DATA LINES =
--*--

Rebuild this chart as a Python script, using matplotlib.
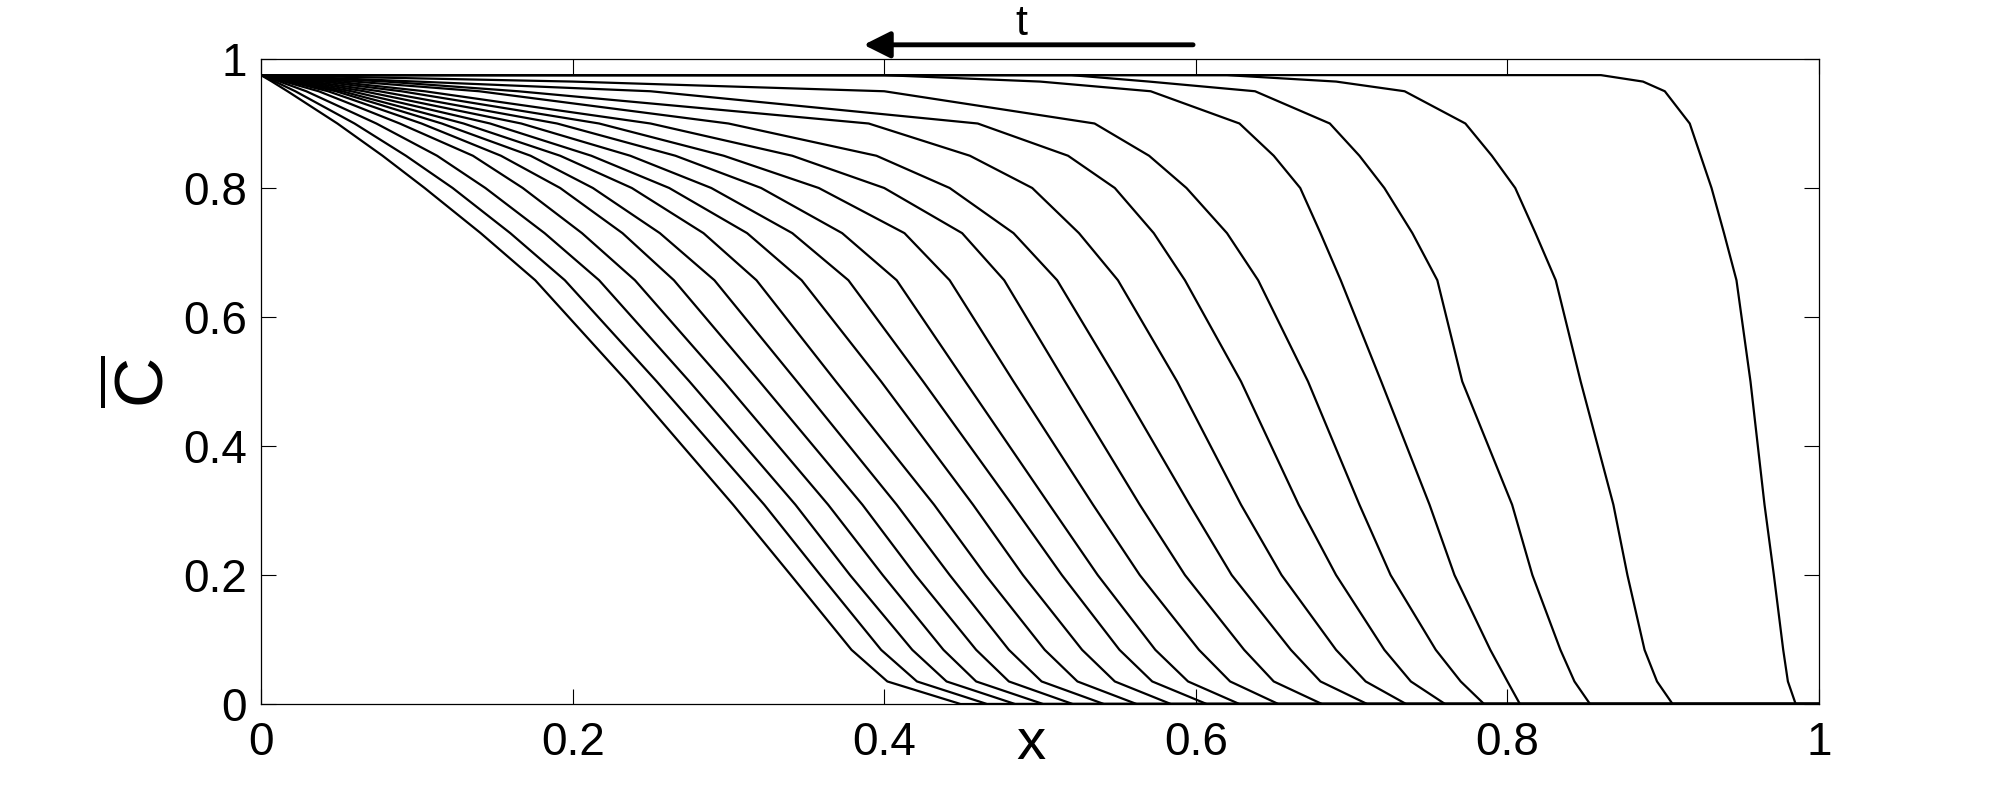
import matplotlib.pyplot as plt

plt.rcParams['font.family'] = ['Liberation Sans', 'DejaVu Sans']
plt.rcParams['mathtext.fontset'] = 'custom'
plt.rcParams['mathtext.rm'] = 'Liberation Sans'
plt.rcParams['xtick.direction'] = 'in'
plt.rcParams['ytick.direction'] = 'in'

# value at the left boundary / plateau
c_top = 0.975
# x where each of the 20 profiles leaves the plateau (0 = drops from x=0)
x_plateau_end = [0, 0, 0, 0, 0, 0, 0, 0, 0, 0, 0, 0, 0, 0, 0, 0, 0.40, 0.52, 0.62, 0.86]
# C levels at which the profiles were read, and x of each profile at that level
c_levels = [0.965, 0.95, 0.9, 0.85, 0.8, 0.73, 0.657, 0.5, 0.309, 0.2, 0.084, 0.035, 0.0]
x_c965 = [0.007, 0.009, 0.012, 0.015, 0.018, 0.020, 0.021, 0.024, 0.028, 0.033,
          0.040, 0.048, 0.060, 0.080, 0.100, 0.200, 0.500, 0.570, 0.690, 0.887]
x_c950 = [0.017, 0.022, 0.029, 0.037, 0.043, 0.048, 0.052, 0.058, 0.066, 0.076,
          0.090, 0.105, 0.140, 0.165, 0.250, 0.400, 0.571, 0.638, 0.734, 0.901]
x_c900 = [0.049, 0.060, 0.074, 0.089, 0.103, 0.116, 0.130, 0.147, 0.167, 0.190,
          0.217, 0.250, 0.300, 0.390, 0.460, 0.535, 0.628, 0.686, 0.773, 0.917]
x_c850 = [0.078, 0.093, 0.113, 0.136, 0.154, 0.173, 0.192, 0.212, 0.237, 0.266,
          0.297, 0.341, 0.395, 0.455, 0.518, 0.570, 0.650, 0.705, 0.790, 0.924]
x_c800 = [0.105, 0.123, 0.144, 0.168, 0.192, 0.213, 0.238, 0.262, 0.289, 0.321,
          0.358, 0.400, 0.442, 0.495, 0.548, 0.594, 0.667, 0.721, 0.805, 0.931]
x_c730 = [0.141, 0.160, 0.182, 0.206, 0.232, 0.256, 0.284, 0.312, 0.341, 0.373,
          0.413, 0.450, 0.483, 0.525, 0.573, 0.620, 0.680, 0.739, 0.818, 0.939]
x_c657 = [0.176, 0.195, 0.217, 0.240, 0.265, 0.291, 0.318, 0.347, 0.377, 0.408,
          0.442, 0.477, 0.511, 0.550, 0.593, 0.640, 0.693, 0.755, 0.831, 0.947]
x_c500 = [0.235, 0.254, 0.275, 0.297, 0.320, 0.344, 0.369, 0.398, 0.425, 0.452,
          0.483, 0.516, 0.550, 0.588, 0.629, 0.672, 0.719, 0.771, 0.847, 0.956]
x_c309 = [0.303, 0.323, 0.343, 0.364, 0.386, 0.408, 0.432, 0.457, 0.482, 0.506,
          0.534, 0.564, 0.596, 0.629, 0.666, 0.705, 0.750, 0.803, 0.868, 0.965]
x_c200 = [0.340, 0.359, 0.378, 0.399, 0.420, 0.442, 0.465, 0.489, 0.514, 0.537,
          0.564, 0.593, 0.623, 0.655, 0.690, 0.725, 0.766, 0.816, 0.877, 0.971]
x_c084 = [0.379, 0.398, 0.418, 0.438, 0.459, 0.480, 0.503, 0.527, 0.551, 0.574,
          0.602, 0.631, 0.661, 0.690, 0.721, 0.754, 0.789, 0.834, 0.888, 0.977]
x_c035 = [0.402, 0.421, 0.440, 0.459, 0.480, 0.501, 0.524, 0.548, 0.572, 0.595,
          0.622, 0.650, 0.680, 0.709, 0.738, 0.770, 0.800, 0.843, 0.896, 0.980]
x_c000 = [0.449, 0.466, 0.484, 0.502, 0.521, 0.541, 0.562, 0.584, 0.607, 0.628,
          0.653, 0.681, 0.710, 0.735, 0.760, 0.785, 0.808, 0.853, 0.906, 0.985]
x_by_level = [x_c965, x_c950, x_c900, x_c850, x_c800, x_c730, x_c657, x_c500,
              x_c309, x_c200, x_c084, x_c035, x_c000]

fig = plt.figure(figsize=(20.08, 7.93), dpi=100)
ax = fig.add_axes([0.130, 0.1122, 0.7759, 0.8134])

for i in range(len(x_c657)):
    xs = [0, x_plateau_end[i]] + [lv[i] for lv in x_by_level] + [1.0]
    ys = [c_top, c_top] + c_levels + [0.0]
    ax.plot(xs, ys, color='black', linewidth=1.6)

ax.set_xlim(0, 1)
ax.set_ylim(0, 1)
ax.set_xticks([0, 0.2, 0.4, 0.6, 0.8, 1.0])
ax.set_yticks([0, 0.2, 0.4, 0.6, 0.8, 1.0])
ax.set_xticklabels(['0', '0.2', '0.4', '0.6', '0.8', '1'])
ax.set_yticklabels(['0', '0.2', '0.4', '0.6', '0.8', '1'])
ax.tick_params(top=True, right=True, length=11, width=0.8, labelsize=33)
ax.tick_params(axis='x', pad=12)
ax.tick_params(axis='y', pad=10)
for s in ax.spines.values():
    s.set_linewidth(0.9)

ax.set_xlabel('x', fontsize=42)
ax.xaxis.set_label_coords(0.494, -0.020)
ax.set_ylabel(r'$\overline{\mathrm{C}}$', fontsize=50, labelpad=4)

# time arrow above the axes
ax.annotate('', xy=(0.385, 1.022), xytext=(0.60, 1.022), xycoords='data',
            annotation_clip=False,
            arrowprops=dict(arrowstyle='-|>', color='black', lw=3.5,
                            mutation_scale=40))
ax.text(0.488, 1.024, 't', fontsize=31, ha='center', va='bottom')

fig.savefig('out.png', dpi=100)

--*--

Repeat the lines of the listing above verbatim, beginning at its first line and ending at the line containing "plt.rcParams['ytick.direction'] = 'in'", which is included. Omit pictures.

ANSWER TO THE TASK =
Rebuild this chart as a Python script, using matplotlib.
import matplotlib.pyplot as plt

plt.rcParams['font.family'] = ['Liberation Sans', 'DejaVu Sans']
plt.rcParams['mathtext.fontset'] = 'custom'
plt.rcParams['mathtext.rm'] = 'Liberation Sans'
plt.rcParams['xtick.direction'] = 'in'
plt.rcParams['ytick.direction'] = 'in'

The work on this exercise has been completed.